Manual statutory research is a known failure point. The process relies on the flawed assumption that a human can consistently identify, track, and interpret legislative changes across dozens of jurisdictions without error. This assumption collapses under the weight of modern regulatory volume and the chaotic frequency of amendments. An automated system doesn’t just reduce attorney hours; it erects a defense against malpractice rooted in outdated legal code.

The core problem is not incompetence, but scale. A single associate cannot be expected to manually monitor the Federal Register, 50 state legislative websites, and countless municipal code repositories for changes relevant to a dozen active matters. The result is a dependency on third-party platforms that are often slow to update and lack the specificity required for niche practice areas. Building an internal, automated system bypasses this dependency, shifting control back to the firm.

Deconstructing the Manual Process Failure

Human researchers operate with inherent biases and physical limitations. They search for expected keywords, potentially missing novel phrasing in new amendments. They get fatigued. Their attention drifts. An automated script suffers from none of these weaknesses. It executes its logic identically every time, whether it’s processing the first statute or the ten-thousandth.

Consider the risk of a missed sunset provision or a subtle change in a single definition buried within a 500-page bill. For a human, finding this is a matter of luck and extreme diligence. For a well-constructed script, it’s a deterministic outcome of a text comparison algorithm. The system flags the change, logs the metadata, and alerts the responsible parties without fail. This isn’t about speed; it’s about verifiable completeness.

Architecture of a Statutory Monitoring Engine

The foundation of any automated research system is a robust data ingestion pipeline. This pipeline has three primary components: the scraper, the parser, and the data normalizer. Each stage presents unique engineering challenges that separate a functional prototype from a production-ready tool.

The initial step involves building web scrapers targeted at specific government websites. These are notoriously inconsistent sources. Some provide clean APIs or XML feeds, but most offer nothing but poorly structured HTML or, worse, scanned PDF documents. We primarily use Python with libraries like Scrapy for crawler management and BeautifulSoup for HTML tree navigation. The scrapers are brittle by nature; a minor website redesign can break them, demanding constant monitoring and maintenance.

The Benefits of Automated Statutory Research - Image 1

You have to build the scrapers defensively.

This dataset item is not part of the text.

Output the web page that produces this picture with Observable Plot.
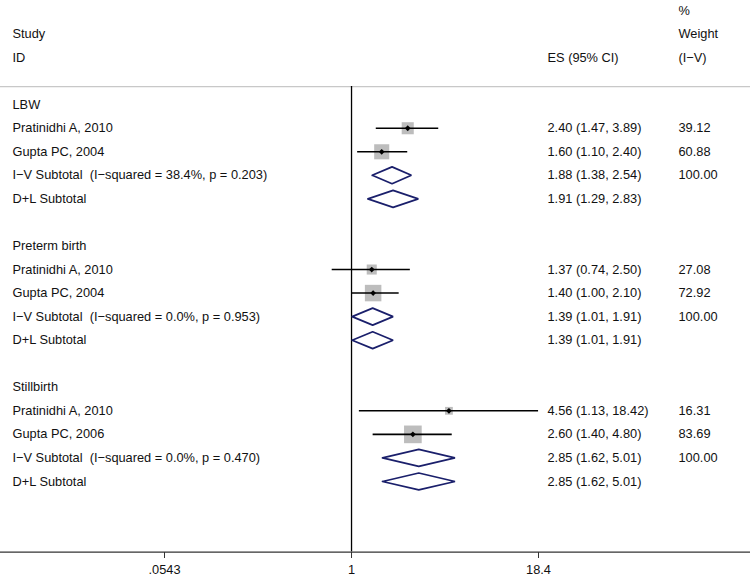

They must handle connection timeouts, HTTP errors, and unexpected content types. Logic-checking for a “last updated” date on the source page is critical to avoid re-processing unchanged content, saving both bandwidth and compute cycles. This isn’t a “set it and forget it” component; it requires a dedicated maintenance schedule.

Parsing Unstructured Legislative Text

Once the raw HTML or text is acquired, the parser’s job is to extract structured data from it. This is the most complex part of the process. The goal is to identify and isolate key elements: the statute or regulation number, section titles, the body text, effective dates, and amendment history. Regular expressions are the primary tool here, used to locate and capture citation patterns.

For example, to extract a U.S. Code citation, you might use a regex pattern that looks for a title number, the abbreviation “U.S.C.”, and a section number.


import re

text = "Pursuant to 18 U.S.C. § 922(g)(1), it is unlawful for certain persons..."
pattern = r'(\d+)\s+U\.S\.C\.\s+§\s+([\w\(\)]+)'

match = re.search(pattern, text)
if match:
title = match.group(1)
section = match.group(2)
print(f"Found Citation: Title {title}, Section {section}")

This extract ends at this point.